No matter who wins the upcoming Fall Classic, many fans will be happy that the Houston Astros didn’t get to take part. I think an Astros vs. Dodgers series would have been electric because of how many of the Los Angeles players still feel Houston robbed them of the title in 2017 with their sign-stealing. Would a Houston victory been a sign that cheating in baseball pays off? Or would it be proof that the Astros were talented enough to win three years ago without the cameras and the trash cans?

I’m surprised more investigating hasn’t been done into what alleged ringleaders Alex Cora and Carlos Beltran were doing when they weren’t with the Astros in recent years. Cora as manager of the Red Sox made comments during last year’s London Series that implied he suspected Beltran of using a similar system with the Yankees.

Before helping the Astros cheat in 2017, he played for the Yankees from 2014 through 2016. After 2017, he joined the Yankees as a special assistant, so one has to wonder if he was cooking up a similar scheme in New York. Cora, meanwhile had his 2018 Boston team investigated for sign-stealing. The organization was even penalized for its wrongdoing, but the players didn’t seem to have nearly as much involvement as the 2017 Astros did.

Still, that’s two scandals in two years for Cora, with the Astros getting 99 percent of the heat from the fans and media. It has made me wonder over the past few months how many of Houston’s critics have taken part in similar schemes themselves or would have been compliant had they been put in a similar situation as players like Carlos Correa and Jose Altuve. I don’t know if the other shoe will ever drop for Yankees fans, but they should be more careful with their outrage when Beltran was cooking up who-knows-what for them behind the scenes.

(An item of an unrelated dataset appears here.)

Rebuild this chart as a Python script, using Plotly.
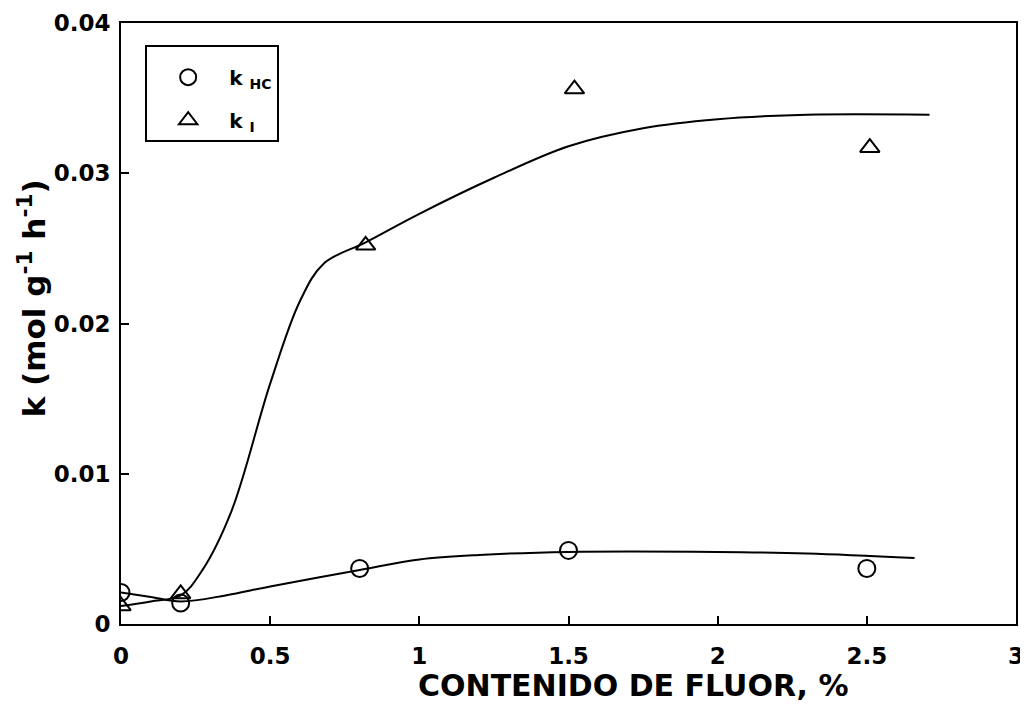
import plotly.graph_objects as go

# Measured points
x_hc = [0.0, 0.2, 0.8, 1.5, 2.5]
k_hc = [0.0021, 0.0014, 0.0037, 0.0049, 0.0037]
x_i = [0.0, 0.2, 0.82, 1.52, 2.51]
k_i = [0.0012, 0.0020, 0.0252, 0.0356, 0.0317]

# Fitted curves
cx_hc = [0.0, 0.1, 0.2, 0.35, 0.5, 0.8, 1.0, 1.2, 1.5, 2.0, 2.3, 2.66]
cy_hc = [0.0021, 0.0018, 0.0015, 0.0019, 0.0025, 0.0036, 0.0043, 0.0046, 0.0048, 0.0048, 0.0047, 0.0044]
cx_i = [0.0, 0.1, 0.2, 0.27, 0.37, 0.5, 0.6, 0.68, 0.82, 1.0, 1.25, 1.5, 1.75, 2.0, 2.3, 2.71]
cy_i = [0.0012, 0.0015, 0.0019, 0.0035, 0.0075, 0.0160, 0.0215, 0.0240, 0.0254, 0.0273, 0.0297, 0.0318, 0.0330, 0.0336, 0.0339, 0.0339]

x_ticks = [0, 0.5, 1, 1.5, 2, 2.5, 3]
y_ticks = [0, 0.01, 0.02, 0.03, 0.04]

x_title = "CONTENIDO DE FLUOR, %"
y_title = "k (mol g<sup>-1</sup> h<sup>-1</sup>)"

font_family = "DejaVu Sans, Arial, sans-serif"

fig = go.Figure()
fig.add_trace(go.Scatter(x=cx_hc, y=cy_hc, mode="lines", line=dict(color="black", width=2, shape="spline"),
                         showlegend=False, hoverinfo="skip"))
fig.add_trace(go.Scatter(x=cx_i, y=cy_i, mode="lines", line=dict(color="black", width=2, shape="spline"),
                         showlegend=False, hoverinfo="skip"))
fig.add_trace(go.Scatter(x=x_hc, y=k_hc, mode="markers", name="k <sub>HC</sub>", legendgroup="a",
                         marker=dict(symbol="circle-open", size=17, color="black", line=dict(width=2))))
fig.add_trace(go.Scatter(x=x_i, y=k_i, mode="markers", name="k <sub>I</sub>", legendgroup="b",
                         marker=dict(symbol="triangle-up-open", size=17, color="black", line=dict(width=2))))

fig.update_layout(
    width=1020, height=698,
    margin=dict(l=113, r=12, t=15, b=82),
    paper_bgcolor="white", plot_bgcolor="white",
    font=dict(family=font_family, color="black", size=20),
    legend=dict(x=0.027, y=0.963, xanchor="left", yanchor="top",
                bgcolor="white", bordercolor="black", borderwidth=2,
                title=dict(text=" ", font=dict(size=8)),
                font=dict(size=20, weight="bold"), itemwidth=72, tracegroupgap=14,
                entrywidth=121),
    xaxis=dict(range=[0, 3], tickvals=x_ticks, automargin=False,
               tickfont=dict(size=23, weight="bold"), ticklabelstandoff=10,
               ticks="inside", ticklen=8, tickwidth=2, tickcolor="black",
               showline=True, linecolor="black", linewidth=2, mirror=True,
               showgrid=False, zeroline=False),
    yaxis=dict(range=[0, 0.04], tickvals=y_ticks, automargin=False,
               tickfont=dict(size=23, weight="bold"), ticklabelstandoff=4,
               ticks="inside", ticklen=8, tickwidth=2, tickcolor="black",
               showline=True, linecolor="black", linewidth=2, mirror=True,
               showgrid=False, zeroline=False),
    annotations=[
        dict(text=x_title, xref="paper", yref="paper", x=0.573, y=-0.103,
             xanchor="center", yanchor="middle", showarrow=False,
             font=dict(size=30, weight="bold")),
        dict(text=y_title, xref="paper", yref="paper", x=-0.1, y=0.541,
             xanchor="center", yanchor="middle", showarrow=False, textangle=-90,
             font=dict(size=31, weight="bold")),
    ],
)

fig.write_html("out.html")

So that’s why I’ve been pulling for the Astros this year. They just didn’t have what it takes with Gerrit Cole pitching for the enemy and Justin Verlander out due to Tommy John surgery. It’s fun rooting for the heel and the players are likable enough. I don’t think Altuve, Correa, and George Springer are bad people, but what really made me love them was how they drove Yankees fans crazy. The real bad guy will whoever hires Cora once his suspension is up. After his teams were caught cheating two years in a row, he’s the common denominator who can’t be trusted going forward.